Piano Concerto No 3 in C minor, Op 37
composer
1796-1803

Allegro con brio  [17'05]
Largo  [9'00]
Rondo: Allegro  [9'05]

Introduction
One of Beethoven’s earliest sketches for Piano Concerto No 3 in C minor, Op 37, dates from about 1796 and shows him already experimenting with new sonorities, with a prominent motif being allocated to the timpani part, which normally played only an accompanying role in orchestral music at the time. However, little progress was made on the work until 1800, when it was taken up in preparation for a concert that April. Unfortunately it was not completed in time and Beethoven had to substitute a different concerto (probably No 1). He finally completed No 3 in 1803 and at its first performance that year he played the piano part largely from memory as he had still not had time to write it out in full.
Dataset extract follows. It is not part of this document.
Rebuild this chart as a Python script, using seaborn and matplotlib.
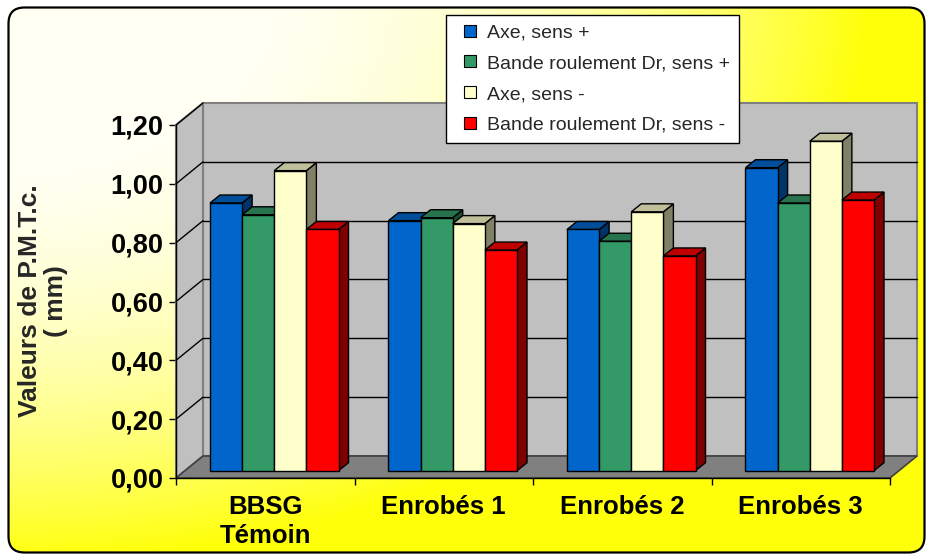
import numpy as np
import pandas as pd
import matplotlib
matplotlib.use("Agg")
import matplotlib.pyplot as plt
import seaborn as sns
from matplotlib.patches import Polygon, Rectangle, FancyBboxPatch
from matplotlib.lines import Line2D
import matplotlib.colors as mcolors

# ---------------- data ----------------
categories = ["BBSG\nTémoin", "Enrobés 1", "Enrobés 2", "Enrobés 3"]
series = ["Axe, sens +", "Bande roulement Dr, sens +", "Axe, sens -", "Bande roulement Dr, sens -"]
axe_plus = [0.91, 0.85, 0.82, 1.03]
bande_plus = [0.87, 0.86, 0.78, 0.91]
axe_minus = [1.02, 0.84, 0.88, 1.12]
bande_minus = [0.82, 0.75, 0.73, 0.92]
colors = ["#0066CC", "#339966", "#FFFFCC", "#FF0000"]
ytick_values = [0.0, 0.2, 0.4, 0.6, 0.8, 1.0, 1.2]
ytick_labels = ["0,00", "0,20", "0,40", "0,60", "0,80", "1,00", "1,20"]
ylabel_text = "Valeurs de P.M.T.c.\n( mm)"

values_by_series = [axe_plus, bande_plus, axe_minus, bande_minus]
rows = []
for s, vals in zip(series, values_by_series):
    for c, v in zip(categories, vals):
        rows.append({"category": c, "series": s, "value": v})
df = pd.DataFrame(rows)

# ---------------- style ----------------
sns.set_theme(style="white")
plt.rcParams["font.family"] = ["Liberation Sans", "DejaVu Sans"]

W, H = 926, 555
fig = plt.figure(figsize=(W / 100, H / 100), dpi=100, facecolor="white")

# background: rounded chart area with diagonal gradient
bg = fig.add_axes([0, 0, 1, 1], zorder=-5)
bg.set_xlim(0, W)
bg.set_ylim(H, 0)
bg.axis("off")
yy, xx = np.mgrid[0:H, 0:W]
s = np.sqrt((xx / 880.0) ** 2 + (yy / 570.0) ** 2)
t = np.clip(s, 0, 1) ** 2.6
t = np.clip(t, 0.04, 0.96)
img = np.dstack([np.ones_like(t), np.ones_like(t), 1 - t])
frame = FancyBboxPatch((8.5, 7.5), 916, 545, boxstyle="round,pad=0,rounding_size=16",
                       facecolor="none", edgecolor="black", lw=1.6, zorder=2)
bg.add_patch(frame)
im = bg.imshow(img, extent=(0, W, H, 0), aspect="auto", interpolation="bilinear", zorder=1)
im.set_clip_path(frame)

# main axes (front plane)
ax = fig.add_axes([176 / W, (H - 478) / H, 714 / W, 353 / H])
ax.patch.set_alpha(0)

sns.barplot(data=df, x="category", y="value", hue="series", order=categories,
            hue_order=series, palette=colors, saturation=1, width=0.72,
            edgecolor="black", linewidth=1, errorbar=None, legend=False, ax=ax)
bars = [p for cont in ax.containers for p in cont]

ax.set_xlim(-0.5, 3.5)
ax.set_ylim(0, 1.2)
ax.set_xlabel("")
ax.set_ylabel("")

ux = 4.0 / 714
uy = 1.2 / 353
DX, DY = 27 * ux, 22 * uy      # wall depth
OX, OY = 9 * ux, 7.3 * uy      # bar front offset
BX, BY = 10 * ux, 8 * uy       # bar depth

x0w, x1w = -0.5, 3.5
ytop = ytick_values[-1]
wall_col = "#C0C0C0"
edge_col = "#808080"
# back wall
ax.add_patch(Rectangle((x0w + DX, DY), x1w - x0w, ytop, facecolor=wall_col,
                       edgecolor=edge_col, lw=1.5, zorder=0.5, clip_on=False))
# left wall
ax.add_patch(Polygon([(x0w, 0), (x0w + DX, DY), (x0w + DX, ytop + DY), (x0w, ytop)],
                     closed=True, facecolor=wall_col, edgecolor=edge_col, lw=1.5,
                     zorder=0.6, clip_on=False))
# floor
ax.add_patch(Polygon([(x0w, 0), (x1w, 0), (x1w + DX, DY), (x0w + DX, DY)],
                     closed=True, facecolor="#808080", edgecolor="#404040", lw=1.2,
                     zorder=0.7, clip_on=False))
# gridlines
for v in ytick_values[1:-1]:
    ax.plot([x0w + DX, x1w + DX], [v + DY, v + DY], color="black", lw=1, zorder=1, clip_on=False)
for v in ytick_values[1:]:
    ax.plot([x0w, x0w + DX], [v, v + DY], color="black", lw=1, zorder=1, clip_on=False)

# pseudo-3D bars
bars_sorted = sorted(bars, key=lambda p: p.get_x())
for k, p in enumerate(bars_sorted):
    x0 = p.get_x()
    w = p.get_width()
    h = p.get_height()
    fc = np.array(mcolors.to_rgb(p.get_facecolor()))
    z = 3 + k * 0.1
    fx0, fx1 = x0 + OX, x0 + w + OX
    fy0, fy1 = OY, h + OY
    side = Polygon([(fx1, fy0), (fx1 + BX, fy0 + BY), (fx1 + BX, fy1 + BY), (fx1, fy1)],
                   closed=True, facecolor=fc * 0.5, edgecolor="black", lw=1, zorder=z, clip_on=False)
    top = Polygon([(fx0, fy1), (fx1, fy1), (fx1 + BX, fy1 + BY), (fx0 + BX, fy1 + BY)],
                  closed=True, facecolor=fc * 0.75, edgecolor="black", lw=1, zorder=z + 0.01, clip_on=False)
    ax.add_patch(side)
    ax.add_patch(top)
    p.set_xy((fx0, fy0))
    p.set_zorder(z + 0.02)
    p.set_clip_on(False)

# spines / ticks
for sp in ["top", "right"]:
    ax.spines[sp].set_visible(False)
for sp in ["left", "bottom"]:
    ax.spines[sp].set_visible(True)
    ax.spines[sp].set_color("black")
    ax.spines[sp].set_linewidth(1)
    ax.spines[sp].set_zorder(2)

ax.set_yticks(ytick_values)
ax.set_yticklabels(ytick_labels, fontsize=19.5, fontweight="bold", color="black")
ax.tick_params(axis="y", direction="out", length=5, width=1, color="black", pad=4, left=True)
ax.set_xticks(range(len(categories)))
ax.set_xticklabels(categories, fontsize=18.5, fontweight="bold", color="black", linespacing=1.3)
ax.set_xticks([-0.5, 0.5, 1.5, 2.5, 3.5], minor=True)
ax.tick_params(axis="x", which="major", length=0, pad=12)
ax.tick_params(axis="x", which="minor", direction="out", length=5, width=1, color="black", bottom=True)

fig.text(43 / W, 1 - 301 / H, ylabel_text, rotation=90, ha="center", va="center",
         fontsize=19, fontweight="bold", linespacing=1.15, multialignment="center")

handles = [Line2D([], [], marker="s", markersize=9, linestyle="none", markerfacecolor=c,
                  markeredgecolor="black", markeredgewidth=0.8) for c in colors]
leg = fig.legend(handles, series, loc="upper left", bbox_to_anchor=(446 / W, 1 - 15 / H),
                 fontsize=14, frameon=True, fancybox=False, framealpha=1, edgecolor="black",
                 borderpad=0.45, handlelength=1.55, handletextpad=0.1, labelspacing=0.68,
                 borderaxespad=0)
leg.get_frame().set_linewidth(1)
leg.set_zorder(10)

fig.savefig("out.png", dpi=100)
His page-turner at the premiere, Ignaz von Seyfried, reports having had to turn pages that were largely blank apart from a few hieroglyphs that only Beethoven could read!

Although the first movement is stormy in character, it has a beautifully lyrical second subject and Beethoven cunningly transformed this theme almost beyond recognition to form the main theme of the sublime slow movement. This evokes a completely different and more exalted world, in the remote key of E major, with a reduced orchestra and muted strings. The key of C minor returns in the finale, but there is one brief excursion back to E major, as if recalling that exalted world before the music ends in a blaze of glory, in a triumphant C major.